(Code that draws figures)
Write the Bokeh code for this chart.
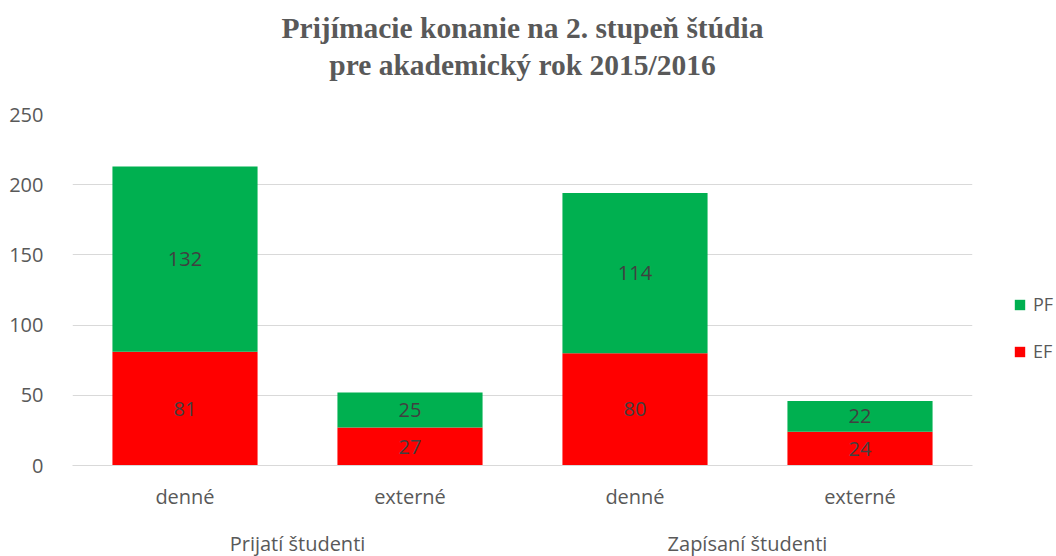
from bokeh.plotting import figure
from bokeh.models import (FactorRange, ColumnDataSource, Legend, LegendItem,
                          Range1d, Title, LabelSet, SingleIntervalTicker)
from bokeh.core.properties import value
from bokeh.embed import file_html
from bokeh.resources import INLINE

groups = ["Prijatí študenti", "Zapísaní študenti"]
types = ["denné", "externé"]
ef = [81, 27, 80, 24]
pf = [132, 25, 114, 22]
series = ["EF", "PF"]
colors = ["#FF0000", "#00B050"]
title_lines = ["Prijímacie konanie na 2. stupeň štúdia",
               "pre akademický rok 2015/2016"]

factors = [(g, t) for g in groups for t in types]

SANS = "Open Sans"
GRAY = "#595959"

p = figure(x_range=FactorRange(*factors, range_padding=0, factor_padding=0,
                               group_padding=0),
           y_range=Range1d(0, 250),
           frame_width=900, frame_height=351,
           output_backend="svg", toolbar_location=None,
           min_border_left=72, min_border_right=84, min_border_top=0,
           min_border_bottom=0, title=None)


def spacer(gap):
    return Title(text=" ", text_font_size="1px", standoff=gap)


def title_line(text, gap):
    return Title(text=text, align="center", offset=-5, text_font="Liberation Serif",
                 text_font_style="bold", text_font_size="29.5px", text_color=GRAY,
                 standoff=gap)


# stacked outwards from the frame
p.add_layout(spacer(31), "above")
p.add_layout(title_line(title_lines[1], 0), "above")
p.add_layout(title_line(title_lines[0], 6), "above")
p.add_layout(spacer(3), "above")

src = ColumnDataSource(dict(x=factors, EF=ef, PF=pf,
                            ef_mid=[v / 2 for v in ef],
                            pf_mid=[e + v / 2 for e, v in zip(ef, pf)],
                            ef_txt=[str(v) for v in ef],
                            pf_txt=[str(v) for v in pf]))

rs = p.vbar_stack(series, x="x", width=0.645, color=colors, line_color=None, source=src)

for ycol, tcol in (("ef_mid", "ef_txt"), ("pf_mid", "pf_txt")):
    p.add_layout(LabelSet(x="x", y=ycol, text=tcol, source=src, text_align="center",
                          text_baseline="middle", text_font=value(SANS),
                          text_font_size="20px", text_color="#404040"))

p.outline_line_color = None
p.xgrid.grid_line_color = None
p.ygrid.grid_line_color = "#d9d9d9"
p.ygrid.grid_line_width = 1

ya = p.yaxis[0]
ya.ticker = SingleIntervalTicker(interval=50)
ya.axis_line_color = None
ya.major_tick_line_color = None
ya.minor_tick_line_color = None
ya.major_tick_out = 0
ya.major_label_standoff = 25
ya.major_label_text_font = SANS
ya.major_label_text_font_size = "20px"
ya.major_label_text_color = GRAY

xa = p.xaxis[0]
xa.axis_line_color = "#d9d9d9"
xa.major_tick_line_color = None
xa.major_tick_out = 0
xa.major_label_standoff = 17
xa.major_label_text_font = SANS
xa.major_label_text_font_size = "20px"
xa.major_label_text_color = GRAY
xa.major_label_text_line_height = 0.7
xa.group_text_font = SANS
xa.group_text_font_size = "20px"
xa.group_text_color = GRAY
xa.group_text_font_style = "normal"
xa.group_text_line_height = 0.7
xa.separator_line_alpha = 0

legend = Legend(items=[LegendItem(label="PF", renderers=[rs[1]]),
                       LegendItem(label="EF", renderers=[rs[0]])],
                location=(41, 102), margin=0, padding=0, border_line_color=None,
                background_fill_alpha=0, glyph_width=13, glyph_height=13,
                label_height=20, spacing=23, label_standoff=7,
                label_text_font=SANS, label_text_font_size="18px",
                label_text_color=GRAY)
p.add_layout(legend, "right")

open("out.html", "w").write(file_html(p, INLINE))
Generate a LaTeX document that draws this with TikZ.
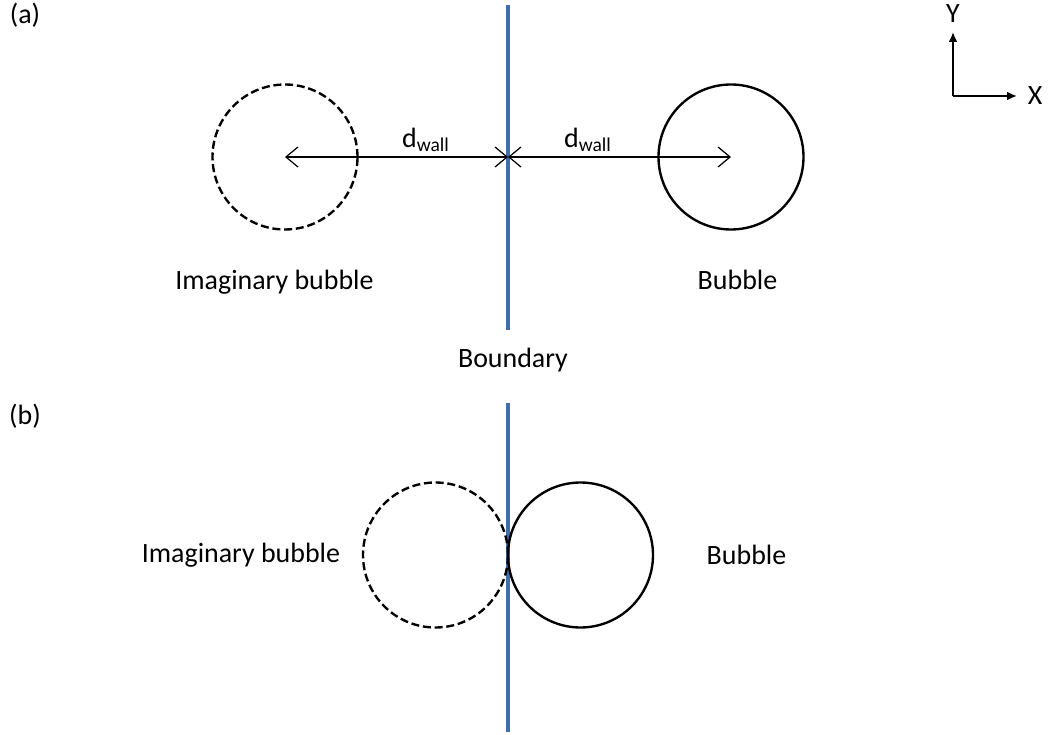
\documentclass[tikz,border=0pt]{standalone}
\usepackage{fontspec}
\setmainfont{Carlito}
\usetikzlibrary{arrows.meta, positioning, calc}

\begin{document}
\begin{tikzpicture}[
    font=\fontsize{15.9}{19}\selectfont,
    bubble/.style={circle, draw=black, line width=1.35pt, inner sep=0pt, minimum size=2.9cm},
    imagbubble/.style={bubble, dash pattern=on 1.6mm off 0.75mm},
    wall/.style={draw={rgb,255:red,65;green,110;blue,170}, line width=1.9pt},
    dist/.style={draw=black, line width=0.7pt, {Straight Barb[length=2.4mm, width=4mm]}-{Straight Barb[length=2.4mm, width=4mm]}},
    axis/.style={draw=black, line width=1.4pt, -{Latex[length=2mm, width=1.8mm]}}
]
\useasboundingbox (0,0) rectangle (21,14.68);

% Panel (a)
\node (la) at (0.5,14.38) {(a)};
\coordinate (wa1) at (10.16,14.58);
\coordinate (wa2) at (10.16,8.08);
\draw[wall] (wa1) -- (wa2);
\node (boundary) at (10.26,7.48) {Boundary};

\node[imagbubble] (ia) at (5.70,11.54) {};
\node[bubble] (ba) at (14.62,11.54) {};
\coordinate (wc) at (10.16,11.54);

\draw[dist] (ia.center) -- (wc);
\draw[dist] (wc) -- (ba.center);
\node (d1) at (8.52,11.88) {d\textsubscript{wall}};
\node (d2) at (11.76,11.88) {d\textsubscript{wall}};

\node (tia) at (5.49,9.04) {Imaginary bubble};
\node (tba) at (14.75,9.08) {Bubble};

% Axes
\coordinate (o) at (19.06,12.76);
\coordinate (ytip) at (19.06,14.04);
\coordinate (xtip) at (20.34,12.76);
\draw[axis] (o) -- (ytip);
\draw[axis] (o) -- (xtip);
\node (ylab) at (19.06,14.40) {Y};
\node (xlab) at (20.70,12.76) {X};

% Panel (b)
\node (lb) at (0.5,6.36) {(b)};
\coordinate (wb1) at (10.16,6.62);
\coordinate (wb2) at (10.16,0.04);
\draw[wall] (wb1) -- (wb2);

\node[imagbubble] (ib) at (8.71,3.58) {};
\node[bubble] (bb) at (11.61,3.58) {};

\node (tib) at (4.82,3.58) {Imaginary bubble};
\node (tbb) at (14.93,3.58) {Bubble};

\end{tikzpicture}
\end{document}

Given instruction -
Set down the records above word for word, from the first line through the line containing "from bokeh.resources import INLINE", both included; leave out the pictures.

Completed task -
Write the Bokeh code for this chart.
from bokeh.plotting import figure
from bokeh.models import (FactorRange, ColumnDataSource, Legend, LegendItem,
                          Range1d, Title, LabelSet, SingleIntervalTicker)
from bokeh.core.properties import value
from bokeh.embed import file_html
from bokeh.resources import INLINE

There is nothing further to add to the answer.